WE BELIEVE in God and God is great,” a beaming Yasin Patel told TEHELKA on August 5, 2008 after the SIMI tribunal rejected the Centre’s ban on SIMI. Yasin Patel has the dubious distinction of being the only SIMI activist to have been convicted under the draconian Prevention of Terrorism Act (POTA). His crime: allegedly sticking an “anti-India” poster inside Delhi’s Jamia Milia Islamia University. His witnesses: only policemen. The evidence: the alleged poster.
A native of Ahmedabad, Patel left Gujarat following the anti- Muslim violence of February- March 2002. He was arrested in New Delhi on May 26 that year. In 2003, the court accepted the prosecution’s argument that the alleged poster denigrated an image of India’s flag and sentenced him to five years in jail under POTA and, concurrently, seven years for spreading disaffection against the Indian government.
Patel had told the court that he was arrested from home at midnight and the poster story was a plant.

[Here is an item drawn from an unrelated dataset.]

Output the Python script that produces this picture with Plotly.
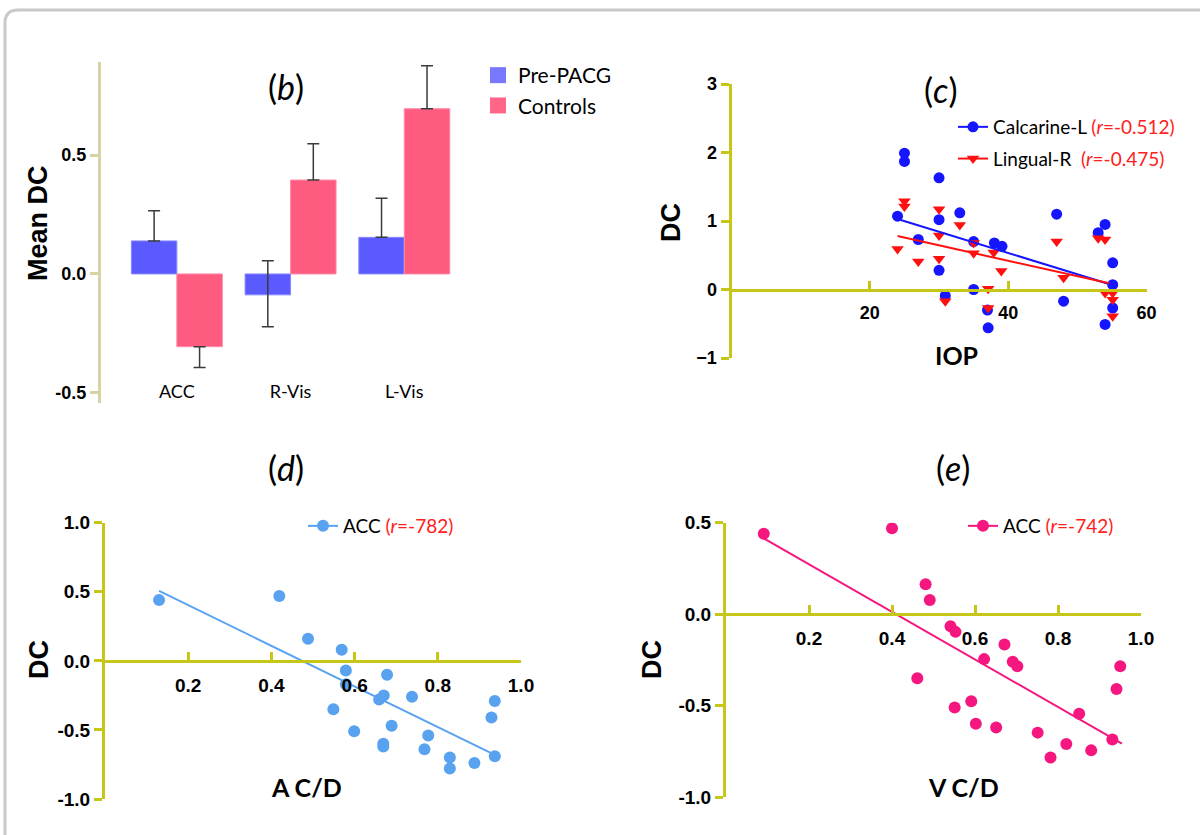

In any case, the poster in question, printed by SIMI in 1996, did not contain India’s flag. Rather, it showed an image of a clenched fist and the maps of the five members of the UN Security Council: the US, Britain, Russia, China and France. Its text slammed the UN for becoming a handmaiden of these nations instead of staying neutral as per its mandate. On this ground, Patel appealed against his conviction before the High Court, which granted him bail in August 2004. By then, Patel had spent 27 months in jail.
During his trial, Patel recalls the public prosecutor hardly spoke; it was the judge SN Dhingra (who also tried the Parliament attack case) who countered the defence all the time. Police records showed Patel was arrested from the spot at 1.30 pm. and both the police and the accused were there until 7.30 pm. Why then, the defence lawyer asked, were no public witness found in this long period? Because, said the judge, people are afraid of SIMI. The judge saw the poster and said: “It looks more dangerous to me than an AK47.” As the judge dictated Patel’s oral submissions from the cross-examination to his typist, he misquoted one line. Patel spoke out to correct him. “Tell your client to watch his tongue,” the judge bluntly told the defence lawyer. “He will regret it if he doesn’t.”

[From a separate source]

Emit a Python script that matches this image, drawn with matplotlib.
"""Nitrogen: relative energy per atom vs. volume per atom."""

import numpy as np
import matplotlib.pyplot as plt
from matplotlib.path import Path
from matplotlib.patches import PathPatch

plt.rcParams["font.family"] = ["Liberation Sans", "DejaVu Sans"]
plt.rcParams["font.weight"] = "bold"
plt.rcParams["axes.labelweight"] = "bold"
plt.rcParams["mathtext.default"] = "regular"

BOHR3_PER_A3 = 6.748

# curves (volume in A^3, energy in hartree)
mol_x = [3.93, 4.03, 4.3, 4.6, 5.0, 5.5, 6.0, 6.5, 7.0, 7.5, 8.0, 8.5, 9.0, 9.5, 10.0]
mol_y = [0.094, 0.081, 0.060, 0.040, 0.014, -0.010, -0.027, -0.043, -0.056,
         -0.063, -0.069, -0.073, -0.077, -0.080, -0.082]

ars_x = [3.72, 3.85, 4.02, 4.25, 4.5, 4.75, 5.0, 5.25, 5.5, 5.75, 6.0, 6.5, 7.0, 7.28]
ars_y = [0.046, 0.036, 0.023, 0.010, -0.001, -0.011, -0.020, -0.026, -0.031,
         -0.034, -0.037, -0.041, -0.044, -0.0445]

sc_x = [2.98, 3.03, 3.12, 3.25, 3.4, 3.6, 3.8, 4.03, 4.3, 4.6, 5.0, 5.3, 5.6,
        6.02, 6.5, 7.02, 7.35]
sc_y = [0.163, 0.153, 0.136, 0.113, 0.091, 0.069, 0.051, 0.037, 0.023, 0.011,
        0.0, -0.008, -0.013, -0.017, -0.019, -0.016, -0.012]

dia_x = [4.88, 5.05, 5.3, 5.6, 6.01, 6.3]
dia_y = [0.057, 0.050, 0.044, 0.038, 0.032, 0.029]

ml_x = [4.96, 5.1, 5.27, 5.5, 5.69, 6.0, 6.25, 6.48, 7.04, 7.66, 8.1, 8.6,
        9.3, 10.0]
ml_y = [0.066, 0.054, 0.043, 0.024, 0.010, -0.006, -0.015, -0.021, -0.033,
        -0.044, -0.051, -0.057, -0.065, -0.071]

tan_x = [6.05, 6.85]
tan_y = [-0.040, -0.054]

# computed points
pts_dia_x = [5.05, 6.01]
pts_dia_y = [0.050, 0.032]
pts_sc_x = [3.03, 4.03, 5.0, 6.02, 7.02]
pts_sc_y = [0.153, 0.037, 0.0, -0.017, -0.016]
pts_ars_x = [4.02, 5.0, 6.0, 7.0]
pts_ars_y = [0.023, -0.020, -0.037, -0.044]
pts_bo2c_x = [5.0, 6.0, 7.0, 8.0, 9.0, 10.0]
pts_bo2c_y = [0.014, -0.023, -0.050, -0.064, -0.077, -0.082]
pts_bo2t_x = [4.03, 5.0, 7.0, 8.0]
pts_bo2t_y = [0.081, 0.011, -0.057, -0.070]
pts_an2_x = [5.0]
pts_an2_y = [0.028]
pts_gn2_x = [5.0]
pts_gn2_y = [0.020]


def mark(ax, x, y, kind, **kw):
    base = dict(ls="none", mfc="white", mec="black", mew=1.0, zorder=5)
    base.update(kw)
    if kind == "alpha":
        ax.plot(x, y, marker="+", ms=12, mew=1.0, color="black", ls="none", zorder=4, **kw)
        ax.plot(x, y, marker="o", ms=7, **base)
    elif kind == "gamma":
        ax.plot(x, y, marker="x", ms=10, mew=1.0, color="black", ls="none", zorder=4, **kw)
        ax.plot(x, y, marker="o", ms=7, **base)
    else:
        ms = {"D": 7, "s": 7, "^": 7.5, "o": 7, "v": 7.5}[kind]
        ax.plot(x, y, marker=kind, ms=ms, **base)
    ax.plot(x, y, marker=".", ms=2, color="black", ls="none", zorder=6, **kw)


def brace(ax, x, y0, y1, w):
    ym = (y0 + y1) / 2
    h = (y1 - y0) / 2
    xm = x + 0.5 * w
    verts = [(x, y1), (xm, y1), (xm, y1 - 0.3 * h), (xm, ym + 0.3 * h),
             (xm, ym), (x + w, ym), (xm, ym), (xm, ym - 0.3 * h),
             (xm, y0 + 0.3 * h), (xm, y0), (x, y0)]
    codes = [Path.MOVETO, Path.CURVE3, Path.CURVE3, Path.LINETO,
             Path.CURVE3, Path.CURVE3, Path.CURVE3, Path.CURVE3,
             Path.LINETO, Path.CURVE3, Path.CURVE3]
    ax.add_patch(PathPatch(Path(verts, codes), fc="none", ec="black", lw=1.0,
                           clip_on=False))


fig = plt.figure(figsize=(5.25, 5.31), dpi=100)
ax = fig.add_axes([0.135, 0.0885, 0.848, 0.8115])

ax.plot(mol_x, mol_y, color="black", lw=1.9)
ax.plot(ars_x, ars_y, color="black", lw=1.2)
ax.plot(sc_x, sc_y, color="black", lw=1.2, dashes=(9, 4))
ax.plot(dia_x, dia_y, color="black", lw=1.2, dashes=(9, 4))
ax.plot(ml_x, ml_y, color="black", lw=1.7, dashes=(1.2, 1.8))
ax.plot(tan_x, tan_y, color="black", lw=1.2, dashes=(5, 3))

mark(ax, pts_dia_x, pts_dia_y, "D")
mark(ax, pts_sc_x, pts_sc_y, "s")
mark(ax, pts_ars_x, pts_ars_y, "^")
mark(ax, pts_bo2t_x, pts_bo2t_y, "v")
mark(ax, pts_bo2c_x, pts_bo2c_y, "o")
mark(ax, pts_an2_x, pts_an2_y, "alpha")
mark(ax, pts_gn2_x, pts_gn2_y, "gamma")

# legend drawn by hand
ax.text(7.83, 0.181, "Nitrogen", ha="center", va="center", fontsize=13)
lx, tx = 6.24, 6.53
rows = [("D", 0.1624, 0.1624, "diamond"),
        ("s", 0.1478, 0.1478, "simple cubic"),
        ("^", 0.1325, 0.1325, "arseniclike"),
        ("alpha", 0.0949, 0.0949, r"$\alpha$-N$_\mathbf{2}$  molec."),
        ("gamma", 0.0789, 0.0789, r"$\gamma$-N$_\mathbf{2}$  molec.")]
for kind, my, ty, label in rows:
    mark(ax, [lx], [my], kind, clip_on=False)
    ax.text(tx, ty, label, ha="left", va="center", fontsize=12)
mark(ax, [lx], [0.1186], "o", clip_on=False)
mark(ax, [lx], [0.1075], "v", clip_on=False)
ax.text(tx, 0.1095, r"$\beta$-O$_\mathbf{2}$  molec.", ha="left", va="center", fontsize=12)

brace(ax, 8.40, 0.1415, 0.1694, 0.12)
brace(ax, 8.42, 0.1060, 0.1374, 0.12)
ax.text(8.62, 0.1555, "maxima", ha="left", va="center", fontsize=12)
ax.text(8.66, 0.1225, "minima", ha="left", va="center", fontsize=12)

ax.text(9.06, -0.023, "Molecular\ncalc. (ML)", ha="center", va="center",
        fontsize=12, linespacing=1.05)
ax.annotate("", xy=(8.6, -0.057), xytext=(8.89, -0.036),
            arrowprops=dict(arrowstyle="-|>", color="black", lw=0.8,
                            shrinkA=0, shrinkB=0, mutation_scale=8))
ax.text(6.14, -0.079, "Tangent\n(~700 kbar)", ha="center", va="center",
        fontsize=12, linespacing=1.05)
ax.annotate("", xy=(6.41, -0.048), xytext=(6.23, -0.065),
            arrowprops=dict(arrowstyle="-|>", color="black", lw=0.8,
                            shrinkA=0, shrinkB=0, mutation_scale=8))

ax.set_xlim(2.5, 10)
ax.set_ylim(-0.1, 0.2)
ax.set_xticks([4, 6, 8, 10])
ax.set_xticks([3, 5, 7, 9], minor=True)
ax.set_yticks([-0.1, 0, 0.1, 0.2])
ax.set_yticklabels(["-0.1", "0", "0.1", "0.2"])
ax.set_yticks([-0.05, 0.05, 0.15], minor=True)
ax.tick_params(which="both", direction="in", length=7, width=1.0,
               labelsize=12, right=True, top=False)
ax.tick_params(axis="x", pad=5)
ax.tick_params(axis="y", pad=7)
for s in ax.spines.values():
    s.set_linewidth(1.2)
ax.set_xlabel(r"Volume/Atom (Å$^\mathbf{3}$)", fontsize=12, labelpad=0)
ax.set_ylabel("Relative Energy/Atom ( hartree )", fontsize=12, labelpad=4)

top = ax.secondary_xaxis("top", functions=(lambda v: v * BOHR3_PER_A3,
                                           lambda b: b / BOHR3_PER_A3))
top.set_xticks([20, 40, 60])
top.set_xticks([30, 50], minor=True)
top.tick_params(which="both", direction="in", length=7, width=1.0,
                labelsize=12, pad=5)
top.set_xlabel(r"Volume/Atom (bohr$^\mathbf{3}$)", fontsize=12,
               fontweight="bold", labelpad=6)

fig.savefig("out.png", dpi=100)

AMADARSA alumnus from Azamgarh in Uttar Pradesh, where he and SIMI’s ex-president Shahid Badr Falahi were classmates, Patel joined SIMI in 1985 and stayed on till his mandatory retirement in 1997 at the age of 30. He rose to become secretary of SIMI’s Uttar Pradesh unit. For a living, Patel set up a printing unit in Ahmedabad and published books on politics, socialism, psychology and languages. As an outspoken Muslim youth, he often called public meetings to ask Muslims to defend themselves against attacks on the community. This brought him under the police scanner which began harassing him in the 1990s.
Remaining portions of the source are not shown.